Quantum_ Einstein, Bohr and the Great Debate About the Nature of Reality - Manjit Kumar [74]
In February 1923 Bohr received a letter dated 21 January, from Arnold Sommerfeld, alerting him to the 'most interesting thing that I have experienced scientifically in America'.95 He had swapped Munich, Bavaria for Madison, Wisconsin for a year and managed to escape the worst of the hyperinflation about to engulf Germany. It had been a shrewd financial move for Sommerfeld. To get an early glimpse of the work of Arthur Holly Compton before his European colleagues was an unexpected bonus.
Compton had made a discovery that challenged the validity of the wave theory of X-rays. Since X-rays were electromagnetic waves, a form of short-wavelength invisible light, Sommerfeld was saying that the wave nature of light, contrary to all the evidence in its favour, was in serious trouble. 'I do not know if I should mention his results', wrote Sommerfeld somewhat coyly, since Compton's paper had not yet been published. 'I want to call your attention to the fact that eventually we may expect a completely fundamental and new lesson.'96 It was a lesson that Einstein had been trying to teach with varying degrees of enthusiasm since 1905. Light was quantised.
Compton was one of America's leading young experimenters. He had been appointed professor and head of physics at the University of Washington in St Louis, Missouri in 1920 at just 27. His investigations into the scattering of X-rays conducted two years later would be described as 'the turning point in twentieth-century physics'.97 What Compton did was fire a beam of X-rays at a variety of elements such as carbon (in the form of graphite) and measure the 'secondary radiation'. When the X-rays slammed into the target most of them passed straight through, but some were scattered at a variety of angles. It was these 'secondary' or scattered X-rays that interested Compton. He wanted to find out if there was any change in their wavelength compared to the X-rays that had struck the target.

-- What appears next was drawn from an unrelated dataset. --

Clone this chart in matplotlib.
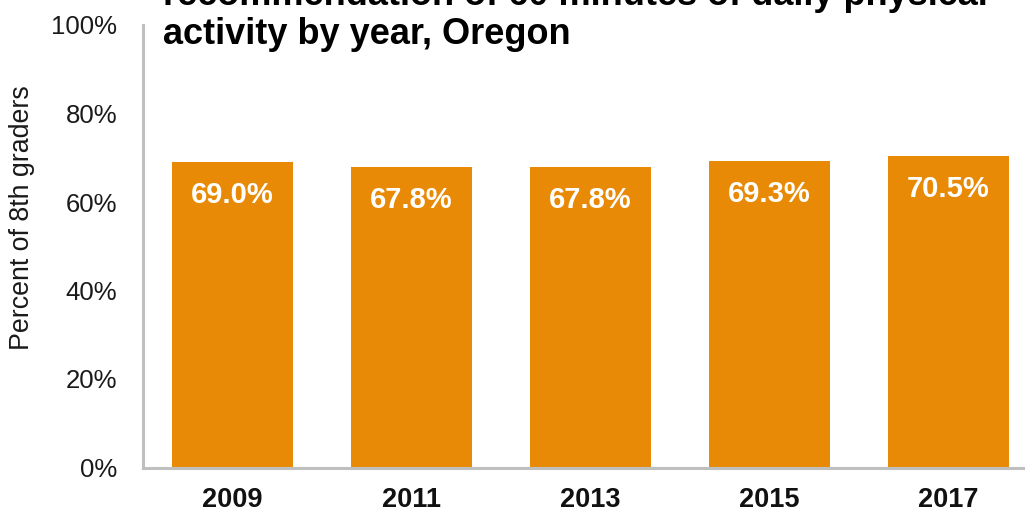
import matplotlib
matplotlib.use("Agg")
import matplotlib.pyplot as plt
from matplotlib.ticker import FuncFormatter

years = ["2009", "2011", "2013", "2015", "2017"]
values = [69.0, 67.8, 67.8, 69.3, 70.5]
value_labels = ["69.0%", "67.8%", "67.8%", "69.3%", "70.5%"]
y_ticks = [0, 20, 40, 60, 80, 100]
title_line1 = "recommendation of 60 minutes of daily physical"
title_line2 = "activity by year, Oregon"
y_label = "Percent of 8th graders"

plt.rcParams['font.family'] = ['Liberation Sans', 'DejaVu Sans']

W, H = 1025, 514
fig = plt.figure(figsize=(W / 100, H / 100), dpi=100)
fig.patch.set_facecolor('white')

ax_left = 143 / W
ax_right = 1038 / W
ax_bottom = (H - 467.5) / H
ax_top = (H - 25) / H
ax = fig.add_axes([ax_left, ax_bottom, ax_right - ax_left, ax_top - ax_bottom])

bar_color = '#E88A05'
x = list(range(len(years)))
ax.bar(x, values, width=0.676, color=bar_color, zorder=2)
ax.set_xlim(-0.5, len(years) - 0.5)
ax.set_ylim(0, 100)

for xi, v, lab in zip(x, values, value_labels):
    ax.annotate(lab, (xi, v), xytext=(0, -33 * 0.72), textcoords='offset points',
                ha='center', va='center', color='white', fontsize=21,
                fontweight='bold', zorder=3)

ax.set_xticks(x)
ax.set_xticklabels(years, fontsize=19.5, fontweight='bold', color='#111111')
ax.set_yticks(y_ticks)
ax.yaxis.set_major_formatter(FuncFormatter(lambda v, p: f"{int(v)}%"))
ax.tick_params(axis='y', length=0, pad=18.5, labelsize=18.5, labelcolor='#1a1a1a')
ax.tick_params(axis='x', length=0, pad=14, labelcolor='#111111')

for s in ['top', 'right']:
    ax.spines[s].set_visible(False)
for s in ['left', 'bottom']:
    ax.spines[s].set_color('#BFBFBF')
    ax.spines[s].set_linewidth(2.2)

fig.text(22 / W, (H - 218) / H, y_label, rotation=90, ha='center', va='center',
         fontsize=19.3, color='#1a1a1a')

tx = 163 / W
fig.text(tx, (H - 5) / H, title_line1, ha='left', va='baseline',
         fontsize=26, fontweight='bold', color='#000000')
fig.text(tx, (H - 44) / H, title_line2, ha='left', va='baseline',
         fontsize=26, fontweight='bold', color='#000000')

fig.savefig('out.png', dpi=100, facecolor='white')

He found that the wavelengths of the scattered X-rays were always slightly longer than those of the 'primary' or incident X-rays. According to the wave theory they should have been exactly the same. Compton understood that the difference in wavelength (and therefore frequency) meant the secondary X-rays were not the same as the ones that had been fired at the target. It was as strange as shining a beam of red light at a metal surface and finding blue light being reflected.98 Unable to make his scattering data tally with the predictions of a wavelike theory of X-rays, Compton turned to Einstein's light-quanta. Almost at once he found 'that the wavelength and the intensity of the scattered rays are what they should be if a quantum of radiation bounced from an electron, just as one billiard ball bounces from another'.99
If X-rays came in quanta, then a beam of X-rays would be similar to a collection of microscopic billiard balls slamming into the target. Although some would pass through without hitting anything, others would collide with electrons inside atoms of the target. During such a collision an X-ray quantum would lose energy as it was scattered and the electron sent recoiling from the impact. Since the energy of an X-ray quantum is given by E=hv, where h is Planck's constant and v its frequency, then any loss of energy must result in a drop in frequency. Given that frequency is inversely proportional to wavelength, the wavelength associated with a scattered X-ray quantum increases. Compton constructed a detailed mathematical analysis of how the energy lost by the incoming X-ray and the resulting change in the wavelength (frequency) of the scattered X-ray was dependent upon the angle of scattering.